NA TROPIE PASTELOZY. Jeśli jest jakiś trend, który wyraziście definiuje architekturę polskich miast, to jest to pasteloza. Zjawisko to zostało szczegółowo omówione przez Filipa Springera w jego Wannie z kolumnadą i rozlicznych artykułach, a najprościej można je opisać jako upodobanie do pokrywania styropianem i multikolorową farbą blokowisk z wielkiej płyty. Efekty takich szybkich i powierzchownych upiększeń bywają piorunujące, ale mogą też stać się inspiracją dla artystów – na przykład Karoliny Bielawskiej, której wystawa Później i trochę wcześniej otwiera się w czwartek (25 lutego) w Pawilonie Sztuki ERGO Hestia. Wykorzystując płytę gipsowo-kartonową, artystka odniesie jej funkcję do właściwości łatania, zakrywania czy też dzielenia przestrzeni, rozumianej także jako przestrzeń pamięci.
W PRACOWNI KANTORA. Zaledwie kilka dni po otwarciu nowej odsłony kolekcji stałej w Cricotece szykuje się następnym wernisaż. Tym razem będzie to wystawa z cyklu prezentującego rysunki Tadeusza Kantora, które prezentowane są w jego pracowni na ulicy Siennej 7/5. Obecna odsłona nosi tytuł Tadeusz Kantor. Ciało-obraz-rysunek i wpisuje się w temat wystawy kolekcji stałej w siedzibie muzeum na ulicy Nadwiślańskiej, którym obecnie jest marioneta. Na wystawie znajdą się m.in. rysunki do spektaklu Balladyna z okresu Podziemnego Teatru Niezależnego, kolekcja piętnastu prac Tadeusza Kantora zatytułowanych Lekcje mediolańskie oraz obraz Klęska wrześniowa z 1990 roku ze zbiorów Muzeum Armii Krajowej w Krakowie. Wernisaż w piątek 26 lutego.
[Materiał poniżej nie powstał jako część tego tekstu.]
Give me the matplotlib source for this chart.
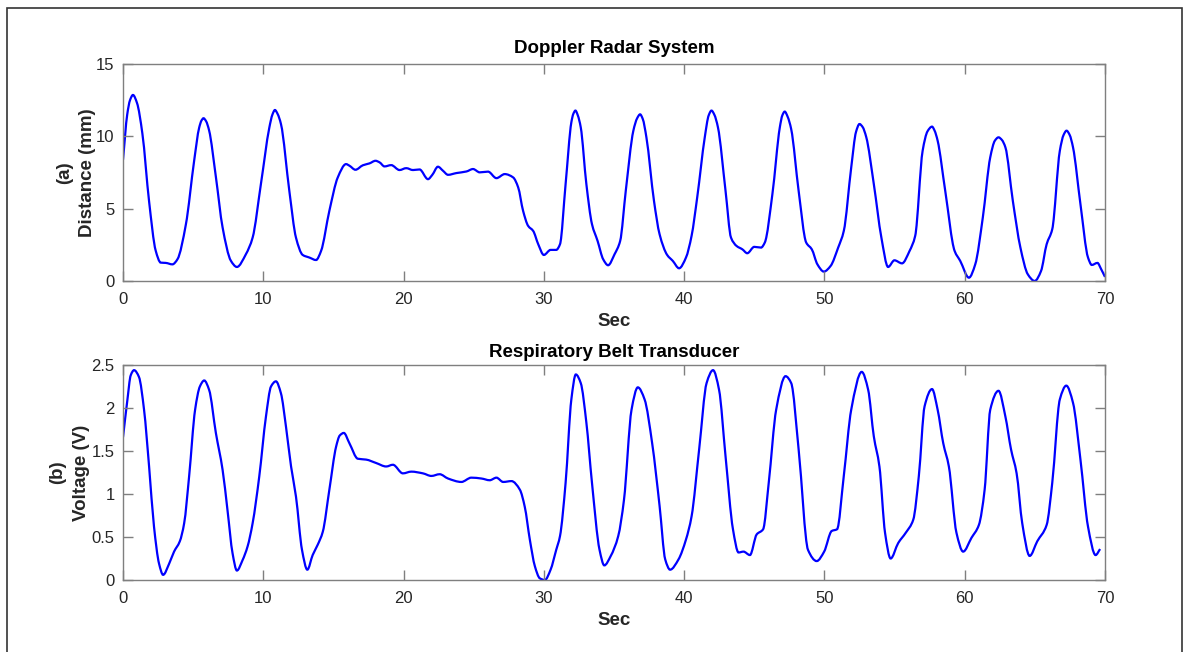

52.255494N, 21.074795E. W najbliższy piątek (26 luty) szykuje się otwarcie wystawy Piotra Janasa w Fundacji Galerii Foksal. Jaki będzie jej charakter, jeszcze nie wiadomo. Enigmatycznie brzmiący tytuł wystawy – 52.255494N, 21.074795E – to tak naprawdę współrzędne fotela w pracowni Piotra Janasa. Jak określa artysta, jest to „centralny punkt studia i miejsce przemyśleń”. Na pewno warto sprawdzić, co powstało w ich wyniku.
FOTOGRAFIA PAMIĄTKOWA. Wernisażowy weekend zakończy tym razem galeria Asymetria, gdzie w sobotę rozpocznie się wystawa Jerzego Lewczyńskiego. Znajdą się na niej prace z serii Fotografia pamiątkowa, wykonane przy użyciu techniki ksero na przełomie lat 80 i 90. Przedstawiające szarą rzeczywistość PRLu, zdjęcia te jednocześnie wpisują się w ruch rodzącego się wówczas Copy Art, o którym Lewczyński mógł się dowiedzieć dzięki podróży do Nowego Jorku w 1979 roku.